Uitspraak
RECHTBANK ROTTERDAM
1..Het verloop van de procedure
2..De vaststaande feiten
3..De procedure in conventie
4..De procedure in reconventie
5..De beoordeling
6..De beslissing
:
Rechtbank Rotterdam
In deze zaak, die zich afspeelt in het kort geding, vordert [persoon A], een leerkracht, dat zij wordt toegelaten tot haar werkzaamheden op de basisschool [naam school 1]. [persoon A] is sinds 30 november 1994 in dienst bij de stichting BOOR, die openbaar (speciaal) basisonderwijs verzorgt in Rotterdam. De werkgever, BOOR, heeft [persoon A] in het verleden onderworpen aan een verbetertraject vanwege tekortschietende didactische kwaliteiten. Dit verbetertraject zou plaatsvinden op de opleidingsschool [naam school 2]. [persoon A] is van mening dat de overplaatsing naar [naam school 2] onterecht is en dat zij op haar vaste standplaats [naam school 1] moet worden geplaatst.
De kantonrechter heeft de procedure op 20 december 2021 behandeld. De rechter oordeelt dat de bestuursrechter eerder heeft vastgesteld dat BOOR voldoende aannemelijk heeft gemaakt dat [persoon A] een verbetertraject moet volgen. De kantonrechter concludeert dat de vordering van [persoon A] om haar toe te laten tot de werkzaamheden op [naam school 1] moet worden afgewezen, omdat de beslissing van de bestuursrechter gezag van gewijsde heeft. Dit betekent dat de eerdere uitspraak bindend is en dat [persoon A] haar werkzaamheden moet hervatten op [naam school 2].

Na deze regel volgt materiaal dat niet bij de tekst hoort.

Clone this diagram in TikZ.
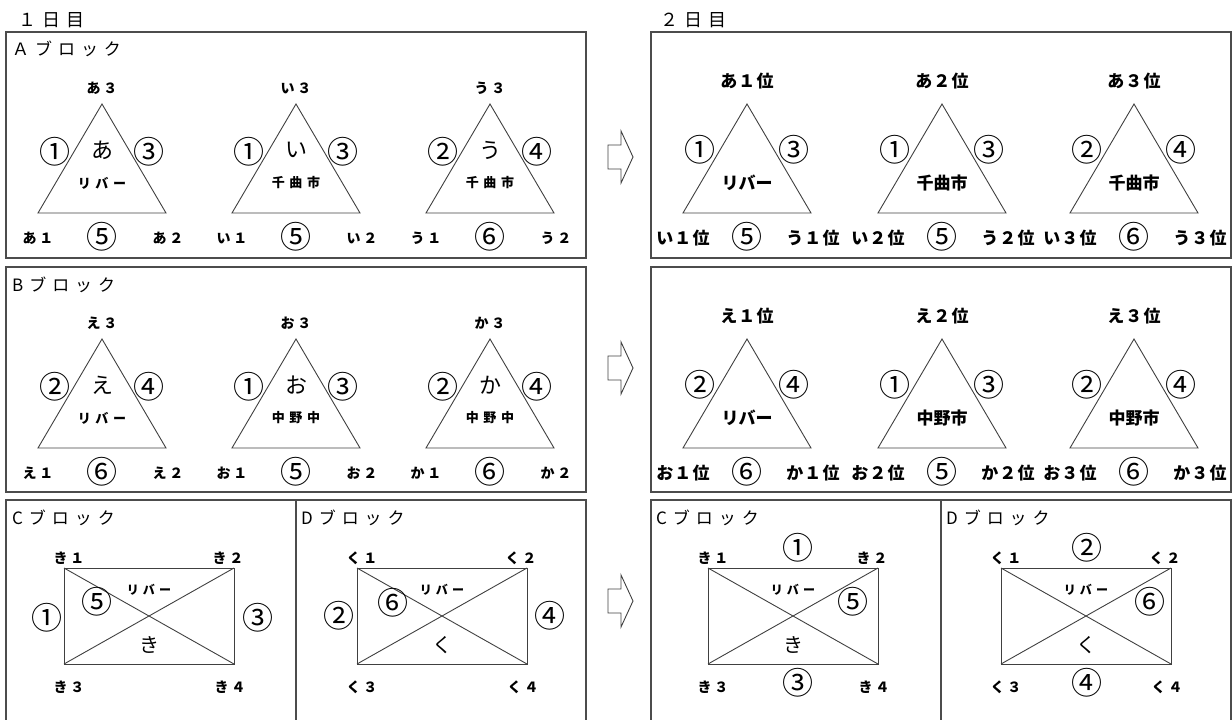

De vordering van BOOR in reconventie, waarin zij vraagt om [persoon A] te verplichten om het ontwikkeltraject op [naam school 2] te doorlopen, wordt toegewezen. De kantonrechter oordeelt dat BOOR voldoende redenen heeft om [persoon A] op [naam school 2] te plaatsen en dat dit in het belang van de leerkracht is. De kosten van de procedure worden voor een deel aan [persoon A] opgelegd, omdat zij in het ongelijk is gesteld.